Nessa época do ano, na virada da década de 1970, o sempre discreto jornalista Júlio Marques de Almeida encerrava mais cedo seu expediente na assessoria de imprensa do prefeito José Elias Moreira, num puxadinho do histórico Casarão da João Rosa Góes. Atravessava a rua e, uns vinte metros à frente, já na Joaquim Teixeira Alves, entrava à esquerda, num beco ao lado da Foto Oriente, onde um tunguete de Roberto Razuk era temporariamente utilizado como oficina da Escola de Samba Natureza de Dourados. Ali, ele ajudava as costureiras e aderecistas na confecção das fantasias para o desfile em plena Marcelino Pires. O carnavalesco, tinha que ser, o antológico Ilso Venâncio, o Boca. O presidente da escola, claro, o mesmo Roberto Razuk, à época também o maior incentivador do esporte profissional.

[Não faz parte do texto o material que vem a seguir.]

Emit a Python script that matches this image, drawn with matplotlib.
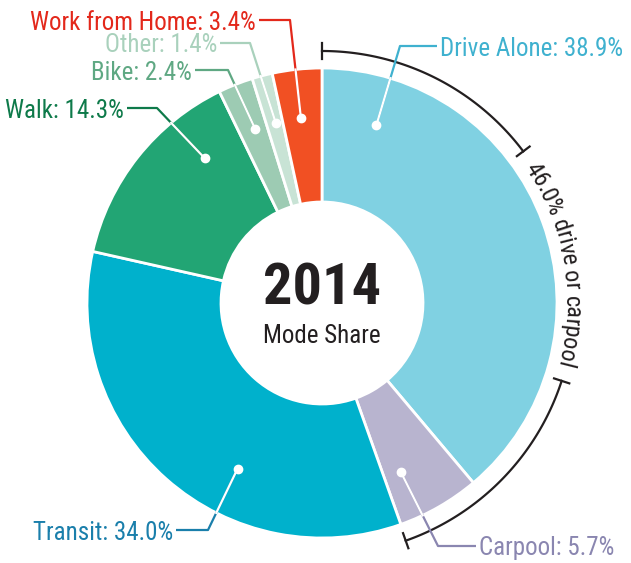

Nesses anos dourados de nossa história, sob a batuta do também carnavalesco Paixão, o som da cuíca chorava e o dos tambores ecoava no compasso do carnaval, espalhando alegria pelas ruas da terra de seu Marcelino com um enredo vivo de cores e paixões. Sim, Dourados tinha carnaval de rua. Não apenas com escola de samba, mas também com grupos carnavalescos que, “expulsos” da Marcelino Pires, hoje se limitam a acanhadas rodas de samba, como “Os Sakudos”, “Os Pinguços” e o bloco da “Geni”, alguns dos quais nem existem mais.

Mais tarde um pouco, nos tempos que também não voltam mais do visionário Antônio Tonanni, sua emissora de rádio, a um dia Grande FM, também promovia memoráveis carnavais de rua. Senão com blocos ou escolas de sambas, pelo menos com um potente som para que o douradense pudesse sacolejar à vontade, na mesma praça Antônio João.
O gancho do carnaval é apenas pela ocasião, já que os foliões que não querem perder a forma precisam se deslocar até Fátima do Sul, Aquidauana, Campo Grande ou Corumbá (onde está cada vez mais vivo um dos mais tradicionais desfiles de escolas de samba do interior do Brasil). Mas a tradição do carnaval não é a única que se esvai pelos descaminhos da ganância de uma cidade que mira o luxo dos grandiosos condomínios fechados e até dos arranha-céus, consequência da alta rentabilidade do boi e da soja, deixando de lado seus caros valores históricos.
Ontem mesmo, entre quibes e esfihas do insubordinado Racib Harb, aproveitei para voltar um pouco aos memoráveis tempos do futebol douradense, na companhia de seu pai, o emblemático goleiro do Ubiratan, Afif Hani Abou Harb. Tempos em que o supercampeonato amador, sempre polarizado entre Ubiratan e Operário, proporcionava emoções tão fortes quanto as de dérbis como Palmeiras e Corinthians ou um Fla-Flu. Todos concordando que, enquanto não houver um ou mais times para rivalizar com o que é montado por algum empresário ganancioso apenas para vender atletas no exterior – o Dourados é só o mais recente exemplo –, o Douradão continuará sendo apenas um elefante branco.
Oxalá, um dia o quixotesco Joaquim Soares consiga sensibilizar “seu Zé” (o deputado Zé Teixeira) ou algum outro endinheirado para ressuscitar o velho campeão “Leão da Fronteira” ou mesmo algum descendente de Frédis Saldivar ou de Walter Brandão da Silva para o retorno do não menos glorioso Operário.
E assim é com a história como um todo. A Festa Junina de Zé Elias, por exemplo, que só se tornou tradicional porque “parava” o trânsito da cidade por uma semana para que suas barraquinhas se estendessem em torno do quadrilátero da Praça Antônio João. Ah, mas isso atrapalha o comércio! Só daqui? Talvez nossos comerciantes precisem rodar um pouco o mundo para saber que praça pública é para isso também.
O prefeito Marçal Filho, pois, que tome tento. Seu prometido retorno do protagonismo político não vai acontecer enquanto ele ficar apenas saltitando em cima de bocas de dragão ou tomando a vaga de garis na limpeza pública. Para ocupar seu espaço na história, precisa, primeiro, fazer com que ela seja respeitada. Não apenas trazendo de volta a Festa Junina para a Praça Antônio João, mas, antes disso, recolocando em seu lugar de origem o monumento do presidente Getúlio Vargas, que Murilo Zauith escondeu no lugar onde deveria – se ele conhecesse a história – ser erguido um monumento ao Marechal Rondon. Da mesma forma, trazer de volta para o centro da cidade o ervateiro carregando o raído, que Ari Artuzi, por não conhecer o significado da palavra, mandou “tombar” na calada da noite e jogar no lixo. Só assim Marçal Filho não será enviado para o lixo da história, como Zauith e Artuzi.